-- begin LISTED ENTRIES --

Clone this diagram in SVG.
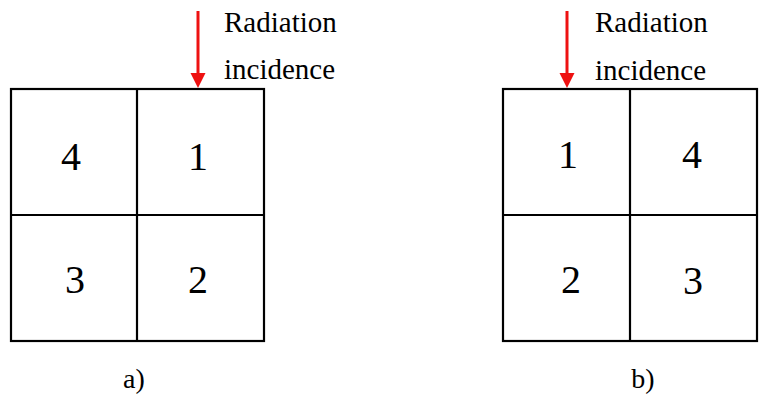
<svg xmlns="http://www.w3.org/2000/svg" width="759" height="394" viewBox="0 0 759 394">
  <style>
    .grid { fill: none; stroke: #000; stroke-width: 2.2; }
    .num { font-size: 40px; fill: #000; text-anchor: middle; }
    .lbl { font-size: 29px; fill: #000; }
    .cap { font-size: 28px; fill: #000; text-anchor: middle; }
    .ray { stroke: #ee1111; stroke-width: 3; }
    .head { fill: #ee1111; }
  </style>
  <rect width="759" height="394" fill="#fff"/>

  <!-- panel a: detector quadrants, beam on quadrant 1 (top right) -->
  <g id="panel-a" font-family="Liberation Serif, DejaVu Serif, serif">
    <rect class="grid" x="11" y="89" width="253" height="252"/>
    <line class="grid" x1="137" y1="89" x2="137" y2="341"/>
    <line class="grid" x1="11" y1="215" x2="264" y2="215"/>
    <text class="num" x="71" y="170">4</text>
    <text class="num" x="198" y="170">1</text>
    <text class="num" x="75" y="293">3</text>
    <text class="num" x="198" y="293">2</text>
    <text class="lbl" x="224" y="32">Radiation</text>
    <text class="lbl" x="224" y="79">incidence</text>
    <text class="cap" x="134" y="388">a)</text>
  </g>

  <!-- panel b: detector quadrants, beam on quadrant 1 (top left) -->
  <g id="panel-b" font-family="Liberation Serif, DejaVu Serif, serif">
    <rect class="grid" x="503" y="89" width="254" height="252"/>
    <line class="grid" x1="630" y1="89" x2="630" y2="341"/>
    <line class="grid" x1="503" y1="215" x2="757" y2="215"/>
    <text class="num" x="568" y="168">1</text>
    <text class="num" x="692" y="168">4</text>
    <text class="num" x="571" y="293">2</text>
    <text class="num" x="693" y="294">3</text>
    <text class="lbl" x="595" y="32">Radiation</text>
    <text class="lbl" x="595" y="80">incidence</text>
    <text class="cap" x="643" y="388">b)</text>
  </g>

  <!-- incident beam arrows -->
  <g id="connectors">
    <line class="ray" x1="198" y1="11" x2="198" y2="75"/>
    <polygon class="head" points="190.5,73 205.5,73 198,88"/>
    <line class="ray" x1="567" y1="11" x2="567" y2="75"/>
    <polygon class="head" points="559.5,73 574.5,73 567,88"/>
  </g>
</svg>
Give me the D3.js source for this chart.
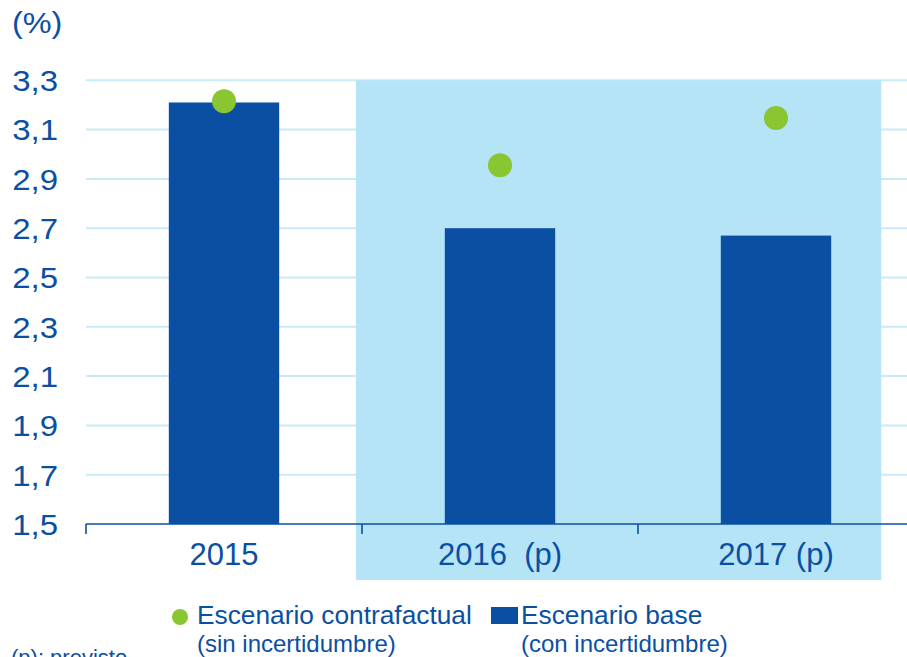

-- end LISTED ENTRIES --

GIVEN EXERCISE:
Count every line of the records that holds "this". State the number, nothing else.

RESULT OF THE EXERCISE:
2